L'Inquisition, bien sûr, ne pourrait rien sans l'appui constant des pouvoirs temporels. En Languedoc, elle bénéficie du soutien sans faille de la monarchie capétienne, dont elle favorise l'installation en ruinant les pouvoirs antérieurs et en établissant l'unité religieuse.

... au déclin

L'Inquisition a-t-elle vaincu le catharisme ? En contraignant le clergé cathare à la clandestinité et à l'exil, en rendant son renouvellement difficile, elle a sans doute contrarié sa survie, mais elle ne l'a pas fait disparaître. Ce serait, au demeurant, le seul cas dans l'histoire où la violence aurait, sans génocide, triomphé d'une foi. Dans le cas du Languedoc, bien d'autres facteurs ont joué : l'implantation de la dynastie capétienne, le déclin de la petite chevalerie – qui ne peut survivre qu'en s'engageant au service du roi – ce qui implique son retrait de l'hérésie, et la promotion du patriciat urbain par les offices de la monarchie, qui a besoin de spécialistes du droit, de l'écrit et de la finance. Dans la seconde moitié du XIIIe siècle, l'hérésie perd sa base sociale, d'autant que les milieux porteurs du catharisme font l'objet d'une reconquête pastorale par les ordres mendiants – lesquels, empruntant à bien des égards la voie ouverte par les Bonshommes : ascèse, simplicité de la prédication, parole d'échange et non plus d'autorité, répondent aux demandes spirituelles ayant contribué à l'essor de l'hérésie. Ils mettent en place de nouvelles modalités de la pénitence, qui perd son caractère public ; les obligations des fidèles échappent désormais à la contrainte externe et se déplacent du plan social à la conscience individuelle ; le prêt à intérêt et les pratiques marchandes s'en trouvent facilités.
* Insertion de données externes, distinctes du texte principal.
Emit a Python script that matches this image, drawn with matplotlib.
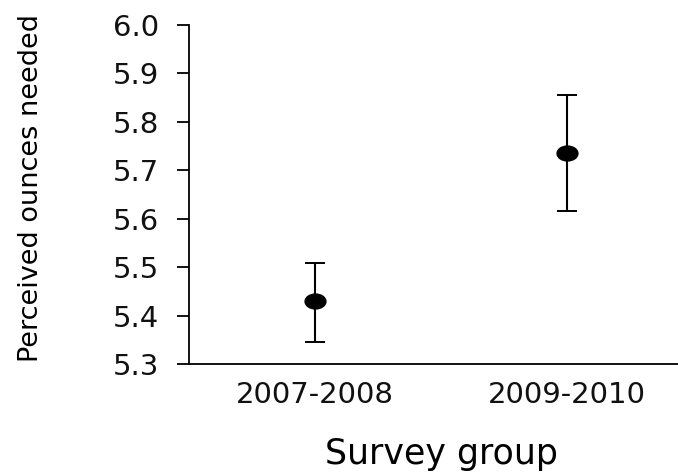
import numpy as np
import matplotlib.pyplot as plt
from matplotlib.path import Path
from matplotlib.transforms import Affine2D

# survey groups and mean perceived ounces with their interval bounds
groups = ['2007-2008', '2009-2010']
means = [5.430, 5.736]
lower = [5.346, 5.616]
upper = [5.508, 5.856]

yticks = [5.3, 5.4, 5.5, 5.6, 5.7, 5.8, 5.9, 6.0]

plt.rcParams['font.family'] = 'DejaVu Sans'
plt.rcParams['text.color'] = '#111111'

fig = plt.figure(figsize=(6.78, 4.73), dpi=100)
ax = fig.add_axes([189 / 678, 109 / 473, 504 / 678, 339 / 473])

x = np.arange(1, len(groups) + 1)
means = np.array(means)
yerr = np.vstack([means - np.array(lower), np.array(upper) - means])

# slightly wide oval marker
oval = Path.unit_circle().transformed(Affine2D().scale(1.4, 1.0))

ax.errorbar(x, means, yerr=yerr, fmt='none', ecolor='black',
            elinewidth=1.5, capsize=7.2, capthick=1.4, zorder=2)
ax.plot(x, means, linestyle='none', marker=oval, markersize=15,
        color='black', zorder=3)

ax.set_xlim(0.5, 2.5)
ax.set_ylim(5.3, 6.0)
ax.set_xticks(x)
ax.set_xticklabels(groups)
ax.set_yticks(yticks)
ax.set_yticklabels([f'{t:.1f}' for t in yticks])

for side in ['top', 'right']:
    ax.spines[side].set_visible(False)
for side in ['left', 'bottom']:
    ax.spines[side].set_linewidth(1.3)

ax.tick_params(axis='y', direction='out', length=8.6, width=1.3,
               labelsize=21, pad=13, labelcolor='#111111')
ax.tick_params(axis='x', length=0, labelsize=21, pad=12,
               labelcolor='#111111')

ax.set_xlabel('Survey group', fontsize=25)
ax.xaxis.set_label_coords(0.5, -0.215)
ax.set_ylabel('Perceived ounces needed', fontsize=19.5)
ax.yaxis.set_label_coords(-0.287, 0.52)

fig.savefig('out.png', dpi=100)
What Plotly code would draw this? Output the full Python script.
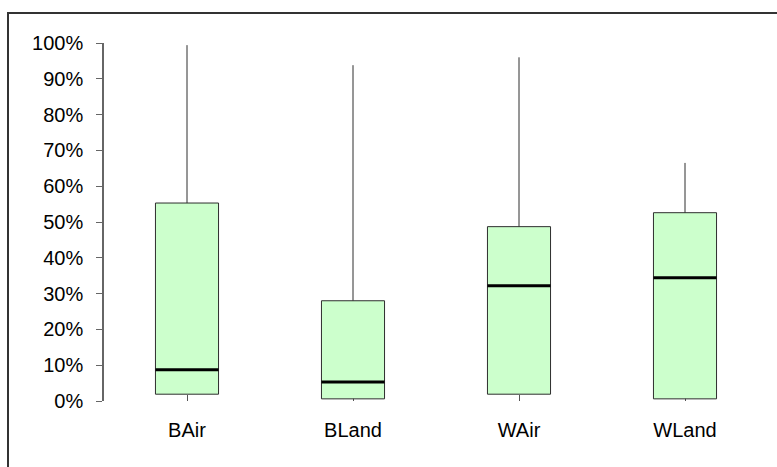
import plotly.graph_objects as go

categories = ["BAir", "BLand", "WAir", "WLand"]
q1_vals = [0.019, 0.006, 0.019, 0.006]
median_vals = [0.087, 0.053, 0.322, 0.344]
q3_vals = [0.553, 0.280, 0.487, 0.526]
max_vals = [0.994, 0.938, 0.960, 0.665]
y_ticks = [0, 0.1, 0.2, 0.3, 0.4, 0.5, 0.6, 0.7, 0.8, 0.9, 1.0]

box_w = 0.38
xs = list(range(len(categories)))

fig = go.Figure()
fig.add_trace(go.Box(
    x=xs, q1=q1_vals, median=median_vals, q3=q3_vals,
    lowerfence=q1_vals, upperfence=max_vals,
    width=box_w, whiskerwidth=0,
    fillcolor="#CCFFCC", line=dict(color="#2e2e2e", width=1),
    boxpoints=False, hoverinfo="skip", showlegend=False,
))
for i, m in zip(xs, median_vals):
    fig.add_trace(go.Scatter(
        x=[i - box_w / 2, i + box_w / 2], y=[m, m], mode="lines",
        line=dict(color="black", width=3), showlegend=False, hoverinfo="skip",
    ))

fig.update_layout(
    width=777, height=467,
    margin=dict(l=104, r=9, t=43, b=66),
    paper_bgcolor="white", plot_bgcolor="white",
    font=dict(family="Liberation Sans, Arial, sans-serif", size=20, color="black"),
    xaxis=dict(
        range=[-0.5, 3.5], tickvals=xs, ticktext=categories,
        showline=False, showgrid=False, zeroline=False,
        ticks="inside", ticklen=6, tickcolor="#555555", layer="below traces",
        ticklabelstandoff=15,
    ),
    yaxis=dict(
        range=[0, 1], tickvals=y_ticks, tickformat=".0%",
        showline=True, linecolor="#666666", linewidth=1.5,
        showgrid=False, zeroline=False,
        ticks="outside", ticklen=6, tickcolor="#666666",
        ticklabelstandoff=9,
    ),
    shapes=[dict(
        type="rect", xref="paper", yref="paper",
        x0=(8 - 104) / 664, x1=1.2, y0=-0.4, y1=(401 - 13) / 358,
        line=dict(color="#333333", width=2), fillcolor="rgba(0,0,0,0)",
    )],
)

fig.write_html(
    "out.html",
    config={"displayModeBar": False},
    post_script="document.body.style.margin='0';document.body.style.overflow='hidden';",
)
L'insistance mise sur le purgatoire ouvre à tous la possibilité d'un rachat et l'espoir du salut, d'autant que la doctrine de l'Église s'assouplit pour mieux épouser le mouvement de l'économie. Enfin, la théologie positive, qui valorise la nature et le monde, correspond mieux à la situation concrète des élites ayant longtemps adhéré à la dissidence que le pessimisme des Bonshommes niant la validité de l'univers visible. Cette pastorale, bien accordée à la société nouvelle, les ramène à l'orthodoxie ; elle joue un rôle très supérieur à celui de la répression inquisitoriale dans la réduction du catharisme, résiduel dès 1270.

Instrumentalisation et médiatisation

La question cathare, examinée sans passion, en tenant compte, hors de tout préjugé, des données culturelles, spirituelles et sociales des XIIe et XIIIe siècles et de leur évolution, diffère sensiblement de la présentation qui en est donnée le plus souvent. Il faut éviter de projeter les combats d'une époque sur une autre, en tordant la réalité.

Le catharisme est un christianisme évangélique, d'une haute élévation spirituelle et d'une grande exigence morale, que sa radicalité achemine au dualisme ; il voit dans le monde d'ici-bas, corrompu, la création d'un second principe, opposé à Dieu, celui du Mal, Satan. À la suite des clercs du Moyen Âge, qui l'ont exploitée pour porter leurs condamnations, on a trop accordé d'importance à cette donnée, tout à fait annexe. L'anticléricalisme fondamental qui sous-tend la dissidence a pu lui rallier quelques adhérents d'origine populaire, mais elle est restée un phénomène élitiste, ne revêtant aucunement en Languedoc un caractère « national ». La répression qu'elle a subie, à coup sûr vigoureuse et violente, n'a pas été responsable de son effacement, dû bien plutôt à un aggiornamento de l'Église opéré par les ordres mendiants. Elle a peu marqué les mémoires dans les décennies immédiatement consécutives aux événements : il ne subsiste qu'un seul manuscrit de la Chanson de la croisade. En revanche, à partir du XVIe siècle et du développement de la Réforme protestante, elle a été considérée comme l'expression exemplaire de la barbarie et de l'intolérance, conférant aux cathares la qualité de héros de la liberté. Après la seconde guerre mondiale, la décolonisation et la « guerre froide », qui ont exalté résistance et libération, cette image, largement médiatisée, a pris une valeur et une portée universelles, expliquant la vogue dont jouissent actuellement les cathares et le catharisme, et les pèlerinages humanistes qui conduisent bien des voyageurs sur les lieux où se conserve la mémoire de leur persécution, ainsi Minerve ou Montségur.